The Austin Chronicle

https://www.austinchronicle.com/books/1995-04-28/533391/

Lagniappe

Reviewed by Chris Walters, April 28, 1995, Books

In Pharaoh's Army: Memories of the Lost War by Tobias Wolff
Knopf; $23 hard

This slender volume may be one of the best Vietnam memoirs precisely because almost nothing happens to Tobias Wolff during his year in-country. Attached to a South Vietnamese battalion in the Mekong Delta as an advisor during 1967-68, Wolff was a lieutenant, supposedly trained as one of those quiet killers in the Special Forces. In fact, he had spent his time in Washington hanging out at George Washington University listening to Bill Clinton's mentor opine about world-historical issues and conducting an affair with a distraught Russian emigré. So when he finally shipped out to Vietnam, his commando lessons were far from fresh and his military aptitude in general none too sharp. He did have the advantage of fluency in Vietnamese.

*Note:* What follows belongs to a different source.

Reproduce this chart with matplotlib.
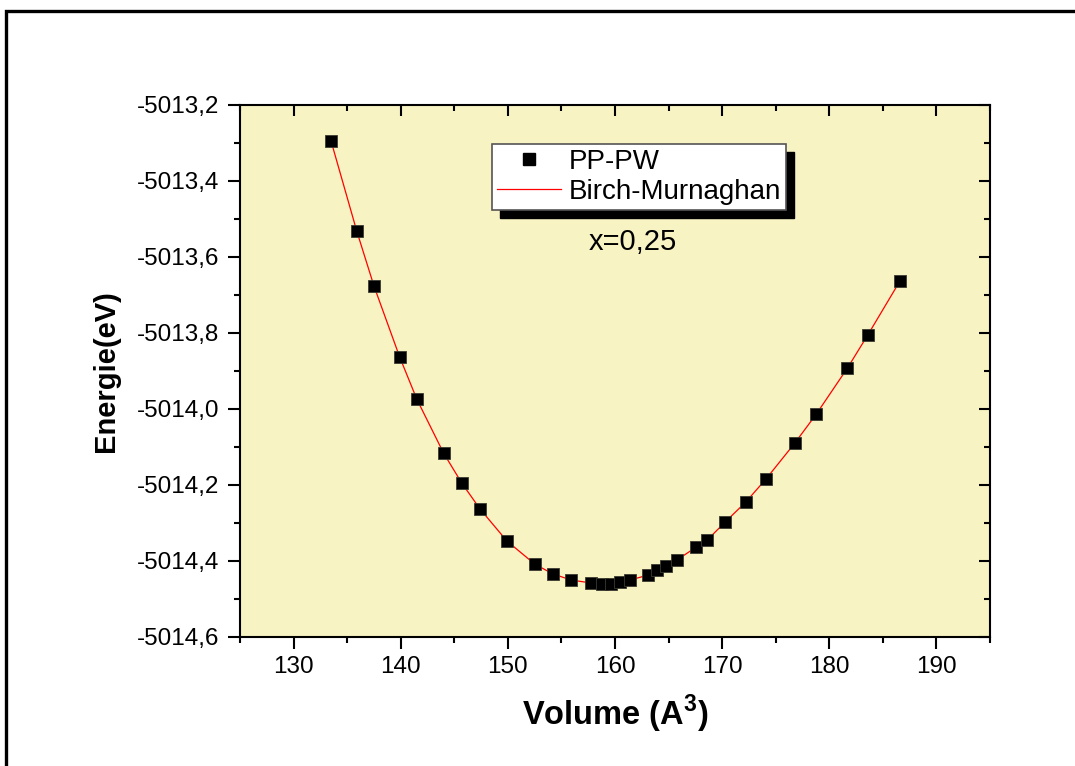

Since Wolff is an accomplished memoirist - he was covered with hosannas forThis Boy's Life, his account of growing up with a daffy mother in postwar America - he is able to make wonderful hay out of his story's uneventfulness. He has mastered the task, never easy, of extracting from the jumble of his experience precisely the incidents and details to nail his own foibles. Or rather, he describes the foibles of the man he was 20-odd years ago. Most delightful is his relationship to one Sgt. Benet, a black soldier who plays taciturn Sancho Panza to Wolff's jittery Quixote and is convinced there is a land mine with his name on it around every bend. The account that opens the book, of Wolff and Benet's raid on the American base at Dong Tam to secure a color television - so they can watch the Bonanza Thanksgiving episode - really should stand as a classic vignette of the war.

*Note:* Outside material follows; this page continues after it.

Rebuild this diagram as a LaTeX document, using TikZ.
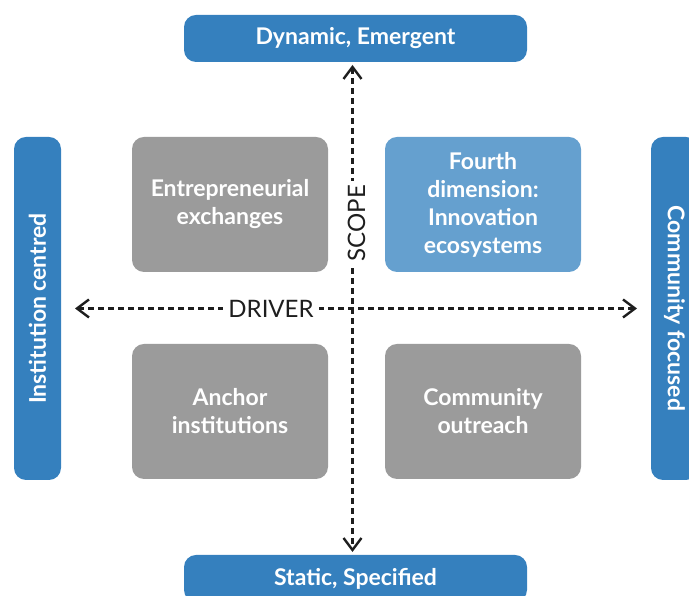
\documentclass[tikz,border=0pt]{standalone}
\usepackage{fontspec}
\setmainfont{Lato}
\usepackage{xcolor}
\usetikzlibrary{arrows.meta,positioning}
\definecolor{axisblue}{HTML}{3580BE}
\definecolor{fourthblue}{HTML}{65A0CF}
\definecolor{quadgrey}{HTML}{9B9B9B}
\definecolor{labelgrey}{HTML}{1E1E1E}
\tikzset{
    %Define standard arrow tip
    >={Straight Barb[length=12pt,width=18pt,line width=2.4pt]},
    %Define style for boxes
    axisbox/.style={
           rectangle,
           rounded corners=12pt,
           fill=axisblue,
           text=white,
           outer sep=0pt,
           font=\fontsize{23}{28}\selectfont\bfseries,
           text centered},
    quad/.style={
           rectangle,
           rounded corners=12pt,
           fill=quadgrey,
           text=white,
           outer sep=0pt,
           minimum width=196pt,
           minimum height=135pt,
           align=center,
           font=\fontsize{23}{28}\selectfont\bfseries},
    % Define arrow style
    pil/.style={
           <->,
           line width=2.4pt,
           draw=labelgrey,
           dash pattern=on 6pt off 4pt},
    axislabel/.style={
           fill=white,
           text=labelgrey,
           inner sep=5pt,
           font=\fontsize{24}{28}\selectfont}
}
\begin{document}
\begin{tikzpicture}[x=1pt,y=1pt,node distance=57pt]
\useasboundingbox (0,0) rectangle (689,596);
 %nodes
\node[axisbox, minimum width=343pt, minimum height=47pt] (dyn) at (355.5,557.5) {Dynamic, Emergent};
\node[axisbox, minimum width=343pt, minimum height=47pt] (stat) at (355.5,17.5) {Static, Specified};
\node[axisbox, minimum width=47pt, minimum height=343pt] (inst) at (37.5,287.5) {\rotatebox{90}{Institution centred}};
\node[axisbox, minimum width=47pt, minimum height=343pt] (comm) at (674.5,287.5) {\rotatebox{-90}{Community focused}};
\node[quad] (entre) at (230,391.5) {Entrepreneurial\\exchanges};
\node[quad, fill=fourthblue, right=of entre] (fourth) {Fourth\\dimension:\\Innovation\\ecosystems};
\node[quad, below=72pt of entre] (anchor) {Anchor\\institutions};
\node[quad, below=72pt of fourth] (outreach) {Community\\outreach};
 %axes
\draw[pil, shorten <=14pt, shorten >=14pt] (inst.east) -- node[axislabel, pos=0.356] {DRIVER} (comm.west);
\draw[pil, shorten <=3pt, shorten >=3pt] ([xshift=-3pt]dyn.south) -- node[axislabel, pos=0.327, xshift=4pt, inner sep=4pt] {\rotatebox{90}{SCOPE}} ([xshift=-3pt]stat.north);
\end{tikzpicture}
\end{document}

Otherwise, Wolff avoids getting 86'd at the beginning of the 1968 Tet offensive because he's lounging around in his cot, avoids being squashed by a helicopter thanks mainly to dumb luck, encounters a hard-boiled Canadian doctor who thinks war is the great educator of our species, and is tricked into eating a dog. He effects a touching rapprochement with his con-man father (whose life is described in brother Geoffrey's fine The Duke of Deception). And like everyone who goes to war, he loses a friend of the type for which you would unhesitatingly sacrifice a body part. Wolff crowns his elegantly structured tale with an incident that goes to the core of what Vietnam meant to him. It involves an idiotic captain, a Chinook helicopter, and a few flimsy structures that some indigenous personnel called home. Your basic Chinook, it turns out, created a mighty fierce backwash.

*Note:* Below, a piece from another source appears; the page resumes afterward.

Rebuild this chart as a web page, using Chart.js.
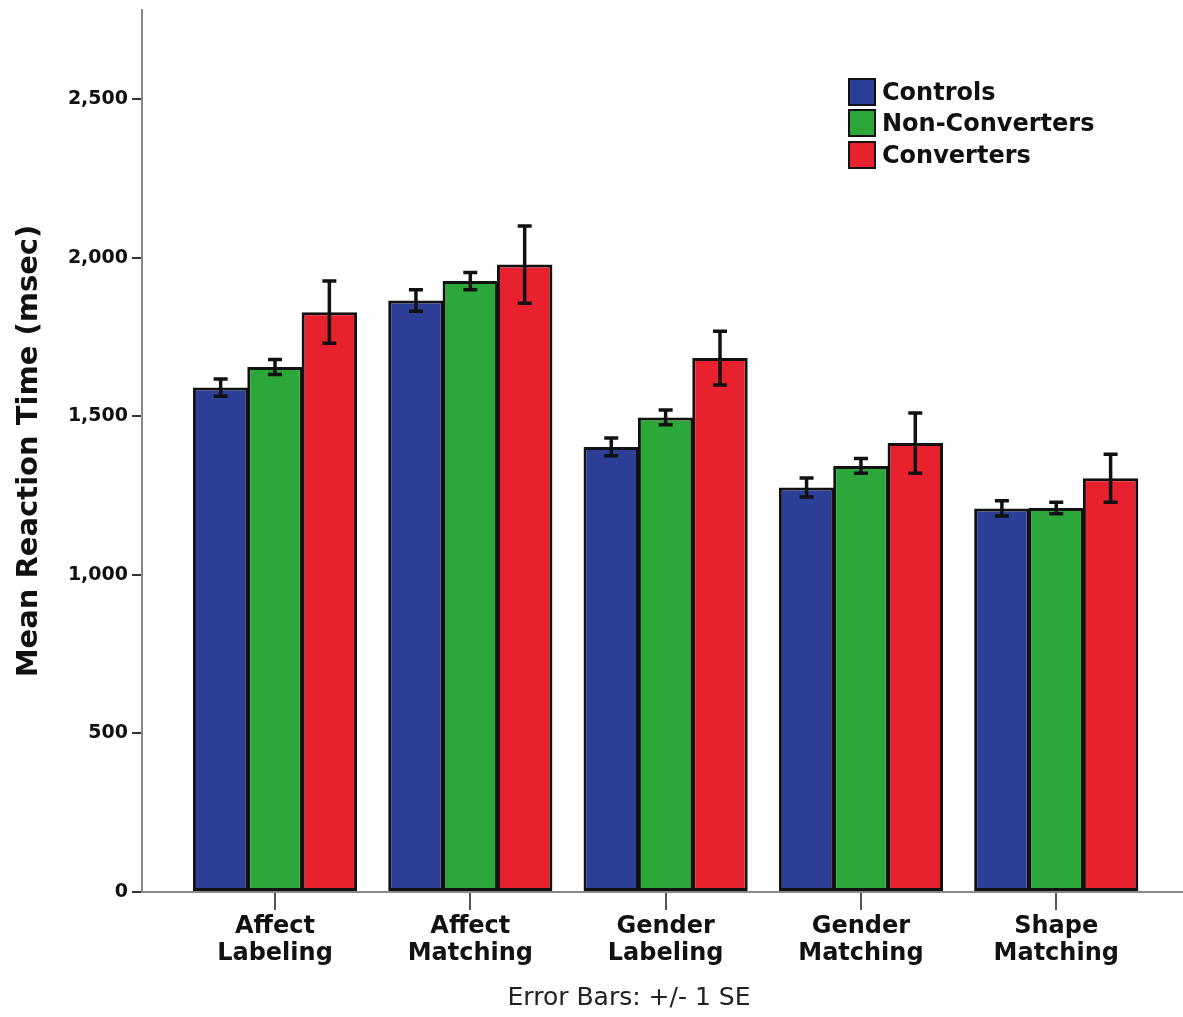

Despite the everyday absurdity Wolff recounts, there is finally no removing the romance from war, as the great Vietnam War photographer Tim Page insisted to Michael Herr, laughing from under a skull full of steel plating. And while there is no way In Pharaoh's Army could become bloody celluloid, the intrinsic, violent glamour of war keeps Americans from coming to grips with the lost war. Books like this reach a tiny number of people compared to movies like The Walking Dead, which are seen by millions of video and cable consumers even when they flop. They all hammer the same point, historically false yet seemingly irresistible: We could have won if the politicians/generals/peacenik scum would have let us. No, this book tacitly, quietly says, the war effort was a farce, the sacrifice pointless.